A Thousand Splendid Suns

I’ve been missing in action for several days on both of my blogs. Despite my personal life slowing down [no more brothers or sisters to get married, woohoo!] and my school schedule leveling off, I’ve not found time to post on here in several days. Why, you may ask?

A few nights ago, after getting ahead [gasp!] on my homework, I decided to peruse my recently-unpacked bookcases and treat myself to a few hours in a hot bath with one of my newer titles.

I’ve been exploring a lot of different genres and subject matters over the last few months, diving into the world of fantasy and science fiction far more than before. I decided that this treat would consist of a book more realistic than fantastic, more solid than whispy and whimsical. I settled on:

A Thousand Splendid Suns by Khaled Hosseini

 

200px-A_Thousand_Splendid_Suns

I had read The Kite Runner last year, after recommendations from several friends, and I loved it. It was poignant and painfully beautiful. I had to spend a few days “recovering” from The Kite Runner, as it had several scenes that left me emotionally exhausted and deeply saddened. While I knew the story was fiction, I had learned to care so deeply for the characters that I felt I was experiencing true tragedy in the turning of the pages. As a result, I was a bit hesitant to pick up another work by Hosseini, considering my limited threshold for unnecessary stress and emotional discord at the present moment – I’m a tired, overworked SENIOR in college right now, guys!

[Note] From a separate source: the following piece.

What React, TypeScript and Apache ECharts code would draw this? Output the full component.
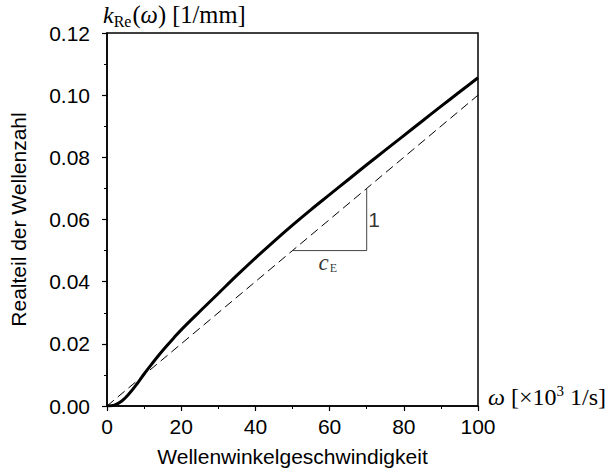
import React, { useEffect, useRef } from 'react';
import * as echarts from 'echarts';

const omega = [0, 2, 4, 6, 8, 10, 12, 14, 16, 18, 20, 25, 30, 35, 40, 45, 50, 55, 60, 65, 70, 75, 80, 85, 90, 95, 100];
const kRe = [0, 0.0003, 0.0016, 0.004, 0.007, 0.0103, 0.0134, 0.0164, 0.0192, 0.0219, 0.0245, 0.0304, 0.0362, 0.042, 0.0476, 0.053, 0.0582, 0.0632, 0.068, 0.0728, 0.0776, 0.0823, 0.087, 0.0917, 0.0964, 0.101, 0.1056];
const asymptoteX = [0, 100];
const asymptoteY = [0, 0.1];
const triangleX = [50, 70, 70];
const triangleY = [0.05, 0.05, 0.07];
const xTicks = [0, 20, 40, 60, 80, 100];
const yTicks = [0, 0.02, 0.04, 0.06, 0.08, 0.1, 0.12];

const SANS = '"Liberation Sans", Arial, Helvetica, sans-serif';
const SERIF = '"Liberation Serif", "Times New Roman", serif';

export default function App() {
  const ref = useRef<HTMLDivElement>(null);
  useEffect(() => {
    if (!ref.current) return;
    const chart = echarts.init(ref.current, null, { renderer: 'svg' });
    const curve = omega.map((w, i) => [w, kRe[i]]);
    const asym = asymptoteX.map((w, i) => [w, asymptoteY[i]]);
    const tri = triangleX.map((w, i) => [w, triangleY[i]]);
    chart.setOption({
      animation: false,
      backgroundColor: '#fff',
      grid: {
        left: 105, right: 135, top: 33, bottom: 69,
        show: true, borderColor: '#000', borderWidth: 1.5, backgroundColor: 'transparent',
      },
      xAxis: {
        type: 'value', min: xTicks[0], max: xTicks[xTicks.length - 1], interval: 20,
        name: 'Wellenwinkelgeschwindigkeit', nameLocation: 'middle', nameGap: 40,
        nameTextStyle: { fontFamily: SANS, fontSize: 21, color: '#000' },
        axisLine: { show: true, lineStyle: { color: '#000', width: 1.5 } },
        axisTick: { show: true, length: 5, lineStyle: { color: '#000', width: 1.2 } },
        minorTick: { show: true, splitNumber: 2, length: 3, lineStyle: { color: '#000', width: 1 } },
        axisLabel: { fontFamily: SANS, fontSize: 21, color: '#000', margin: 10 },
        splitLine: { show: false },
      },
      yAxis: {
        type: 'value', min: yTicks[0], max: yTicks[yTicks.length - 1], interval: 0.02,
        name: 'Realteil der Wellenzahl', nameLocation: 'middle', nameGap: 78,
        nameTextStyle: { fontFamily: SANS, fontSize: 21, color: '#000' },
        axisLine: { show: true, lineStyle: { color: '#000', width: 1.5 } },
        axisTick: { show: true, length: 5, lineStyle: { color: '#000', width: 1.2 } },
        minorTick: { show: true, splitNumber: 2, length: 3, lineStyle: { color: '#000', width: 1 } },
        axisLabel: { fontFamily: SANS, fontSize: 21, color: '#000', margin: 17, formatter: (v: number) => v.toFixed(2) },
        splitLine: { show: false },
      },
      series: [
        {
          type: 'line', data: asym, symbol: 'none', silent: true,
          lineStyle: { color: '#000', width: 1, type: [9, 5] },
        },
        {
          type: 'line', data: tri, symbol: 'none', silent: true,
          lineStyle: { color: '#444', width: 1 },
        },
        {
          type: 'line', data: curve, symbol: 'none', smooth: 0.35, silent: true,
          lineStyle: { color: '#000', width: 3 },
        },
        {
          type: 'scatter', symbolSize: 1, silent: true,
          itemStyle: { color: 'rgba(0,0,0,0)' },
          data: [
            { value: [70, 0.06], label: { show: true, position: 'right', distance: 1, formatter: '1', fontFamily: SANS, fontSize: 21, color: '#000' } },
            {
              value: [59.5, 0.05],
              label: {
                show: true, position: 'bottom', distance: 0,
                formatter: '{c|c}{e|E}',
                rich: {
                  c: { fontFamily: SERIF, fontStyle: 'italic', fontSize: 23, color: '#000' },
                  e: { fontFamily: SERIF, fontSize: 12, color: '#000', padding: [10, 0, 0, 1] },
                },
              },
            },
          ],
        },
      ],
      graphic: [
        {
          type: 'text', left: 103, top: 2,
          style: {
            text: '{k|k}{s|Re}{n|(}{w|ω}{n|) [1/mm]}',
            rich: {
              k: { fontFamily: SERIF, fontStyle: 'italic', fontSize: 24, fill: '#000' },
              s: { fontFamily: SERIF, fontSize: 16, fill: '#000', padding: [13, 1, 0, 0] },
              n: { fontFamily: SERIF, fontSize: 24.5, fill: '#000' },
              w: { fontFamily: SERIF, fontStyle: 'italic', fontSize: 24.5, fill: '#000' },
            },
          },
        },
        {
          type: 'text', left: 488, top: 383,
          style: {
            text: '{w|ω}{n| [×10}{p|3}{n| 1/s]}',
            rich: {
              w: { fontFamily: SERIF, fontStyle: 'italic', fontSize: 24, fill: '#000' },
              n: { fontFamily: SERIF, fontSize: 24, fill: '#000' },
              p: { fontFamily: SERIF, fontSize: 15, fill: '#000', padding: [0, 0, 12, 0] },
            },
          },
        },
      ],
    });
    return () => chart.dispose();
  }, []);
  return <div ref={ref} style={{ width: 613, height: 475, position: 'absolute', left: 0, top: 0 }} />;
}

I’m happy to report that A Thousand Splendid Suns, while comparable to The Kite Runner, was a far more positive story. Yes, there was pain. Yes, there was discrimination, prejudice, ignorance, and pain. But there was so much BEAUTY. So much underlying humanity, buried in the pages, peeking up from the punctuation – timid, but ever-present. In A Thousand Splendid Suns, Hosseini weaves the tale of Mariam, the illegitimate child of a wealthy man, and her struggles for survival in a country that experienced more turmoil, change, and war in the past 30 years than many country’s have in their entire existence.

It’s a story of survival. Endurance. Hope. Family. LOVE.

I couldn’t put it down.

What was supposed to be an hour of reading in the bathtub turned into four hours in lukewarm water, too entranced in the pages to notice I’d pruned up like a raisin. I stayed up well past 2am, desperate to finish, but knowing I wouldn’t function the next day at work if I stayed up any longer. The next night, instead of diving into necessary homework, I shoved my nose so deeply in the book, I smelled the binding glue for days after.

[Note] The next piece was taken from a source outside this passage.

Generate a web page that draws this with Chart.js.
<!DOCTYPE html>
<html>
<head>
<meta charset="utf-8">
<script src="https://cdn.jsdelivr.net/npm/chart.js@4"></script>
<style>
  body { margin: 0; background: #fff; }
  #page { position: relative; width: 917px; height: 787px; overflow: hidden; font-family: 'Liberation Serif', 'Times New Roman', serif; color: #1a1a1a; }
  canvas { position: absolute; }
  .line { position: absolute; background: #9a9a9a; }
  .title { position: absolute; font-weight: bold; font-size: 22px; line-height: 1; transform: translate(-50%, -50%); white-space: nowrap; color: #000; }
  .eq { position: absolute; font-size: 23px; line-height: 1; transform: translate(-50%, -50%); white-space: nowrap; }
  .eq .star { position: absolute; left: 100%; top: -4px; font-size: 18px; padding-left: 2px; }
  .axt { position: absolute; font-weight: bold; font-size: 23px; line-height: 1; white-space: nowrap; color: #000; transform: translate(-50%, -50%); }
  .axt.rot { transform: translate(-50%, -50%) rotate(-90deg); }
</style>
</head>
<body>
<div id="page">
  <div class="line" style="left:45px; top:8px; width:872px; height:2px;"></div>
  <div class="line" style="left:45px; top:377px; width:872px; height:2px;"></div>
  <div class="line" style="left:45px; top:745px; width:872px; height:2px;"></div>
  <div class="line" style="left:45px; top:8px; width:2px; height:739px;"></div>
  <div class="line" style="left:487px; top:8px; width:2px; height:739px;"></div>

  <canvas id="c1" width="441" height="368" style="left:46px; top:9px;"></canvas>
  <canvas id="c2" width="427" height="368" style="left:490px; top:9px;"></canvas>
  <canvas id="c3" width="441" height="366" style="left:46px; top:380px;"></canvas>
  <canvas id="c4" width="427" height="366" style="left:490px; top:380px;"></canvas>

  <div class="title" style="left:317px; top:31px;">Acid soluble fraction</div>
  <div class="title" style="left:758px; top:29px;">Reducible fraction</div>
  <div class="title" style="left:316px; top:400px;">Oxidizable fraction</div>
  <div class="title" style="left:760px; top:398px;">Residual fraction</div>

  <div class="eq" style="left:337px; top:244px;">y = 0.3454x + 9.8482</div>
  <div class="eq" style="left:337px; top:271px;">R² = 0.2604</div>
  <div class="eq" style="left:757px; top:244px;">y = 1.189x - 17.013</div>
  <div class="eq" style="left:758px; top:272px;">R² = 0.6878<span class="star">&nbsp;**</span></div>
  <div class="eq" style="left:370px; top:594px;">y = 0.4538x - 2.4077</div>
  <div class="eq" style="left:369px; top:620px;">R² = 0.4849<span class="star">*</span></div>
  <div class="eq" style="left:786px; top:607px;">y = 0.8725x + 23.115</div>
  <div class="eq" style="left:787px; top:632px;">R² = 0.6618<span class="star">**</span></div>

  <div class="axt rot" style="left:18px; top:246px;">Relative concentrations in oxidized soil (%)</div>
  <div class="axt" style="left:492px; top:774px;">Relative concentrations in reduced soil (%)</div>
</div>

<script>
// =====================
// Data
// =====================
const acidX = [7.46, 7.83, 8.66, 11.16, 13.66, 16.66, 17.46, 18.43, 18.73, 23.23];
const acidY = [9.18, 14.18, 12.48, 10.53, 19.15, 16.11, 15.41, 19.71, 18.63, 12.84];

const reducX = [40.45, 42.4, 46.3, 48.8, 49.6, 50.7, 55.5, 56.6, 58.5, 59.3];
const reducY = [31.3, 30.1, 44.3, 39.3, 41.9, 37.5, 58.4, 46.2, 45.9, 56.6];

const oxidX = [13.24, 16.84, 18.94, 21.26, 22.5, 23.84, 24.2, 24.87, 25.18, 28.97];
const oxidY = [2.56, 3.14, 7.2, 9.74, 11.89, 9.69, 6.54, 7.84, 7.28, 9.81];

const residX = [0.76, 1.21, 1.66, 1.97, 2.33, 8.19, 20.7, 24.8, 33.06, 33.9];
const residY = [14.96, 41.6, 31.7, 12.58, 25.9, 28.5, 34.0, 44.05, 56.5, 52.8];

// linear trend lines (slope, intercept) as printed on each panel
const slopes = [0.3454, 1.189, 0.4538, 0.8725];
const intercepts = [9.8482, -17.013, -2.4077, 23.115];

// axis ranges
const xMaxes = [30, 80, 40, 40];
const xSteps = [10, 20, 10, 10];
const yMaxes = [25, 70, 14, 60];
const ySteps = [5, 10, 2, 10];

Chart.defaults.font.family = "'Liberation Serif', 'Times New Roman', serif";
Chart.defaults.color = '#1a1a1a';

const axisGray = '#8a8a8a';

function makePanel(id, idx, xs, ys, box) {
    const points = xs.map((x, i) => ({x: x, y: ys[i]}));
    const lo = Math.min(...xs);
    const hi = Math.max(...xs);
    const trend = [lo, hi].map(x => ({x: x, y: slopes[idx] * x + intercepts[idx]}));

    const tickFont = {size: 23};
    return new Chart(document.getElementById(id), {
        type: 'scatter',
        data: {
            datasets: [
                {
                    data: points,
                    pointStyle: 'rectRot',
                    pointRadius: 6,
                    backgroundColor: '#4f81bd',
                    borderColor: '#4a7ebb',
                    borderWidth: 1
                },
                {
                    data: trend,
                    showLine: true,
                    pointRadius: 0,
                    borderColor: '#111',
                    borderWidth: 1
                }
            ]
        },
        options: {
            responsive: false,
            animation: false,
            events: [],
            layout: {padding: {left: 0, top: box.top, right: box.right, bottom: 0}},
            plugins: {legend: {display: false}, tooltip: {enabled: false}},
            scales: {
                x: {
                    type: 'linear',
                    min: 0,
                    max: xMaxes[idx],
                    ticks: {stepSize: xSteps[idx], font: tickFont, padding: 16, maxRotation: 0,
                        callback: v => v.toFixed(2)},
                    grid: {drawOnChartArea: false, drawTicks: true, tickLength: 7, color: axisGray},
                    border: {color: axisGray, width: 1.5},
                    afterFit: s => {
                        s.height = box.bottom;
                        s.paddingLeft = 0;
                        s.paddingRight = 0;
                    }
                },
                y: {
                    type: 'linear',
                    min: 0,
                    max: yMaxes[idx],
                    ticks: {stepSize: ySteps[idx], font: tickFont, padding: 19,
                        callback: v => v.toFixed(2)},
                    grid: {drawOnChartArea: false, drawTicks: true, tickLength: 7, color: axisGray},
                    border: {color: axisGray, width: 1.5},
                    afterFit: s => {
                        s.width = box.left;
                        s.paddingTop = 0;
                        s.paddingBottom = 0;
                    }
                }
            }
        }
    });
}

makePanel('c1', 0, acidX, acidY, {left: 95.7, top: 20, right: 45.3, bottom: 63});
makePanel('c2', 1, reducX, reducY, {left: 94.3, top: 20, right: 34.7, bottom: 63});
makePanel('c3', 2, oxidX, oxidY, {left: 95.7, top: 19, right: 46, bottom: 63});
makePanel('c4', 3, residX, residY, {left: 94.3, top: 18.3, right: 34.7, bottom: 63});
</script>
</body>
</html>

Like one who was on the brink of death from starvation, I inhaled the words from the page. Truly, this was a beautiful book and, for the first time in a while, I found myself missing the characters when I reached the last page. I wasn’t eager to be done. I didn’t want to know the end – I wanted to stay with Mariam, with Laila. To follow Tariq.

If you are looking for the next book to pick up for a vacation from your life, you’ve found it. Just know this: you won’t be able to put it down. Take a day off from work, pop a squat under a shady tree outside, and plan on spending a solid six hours ingesting 432 pages of brilliance, of truth, and of Afghan history.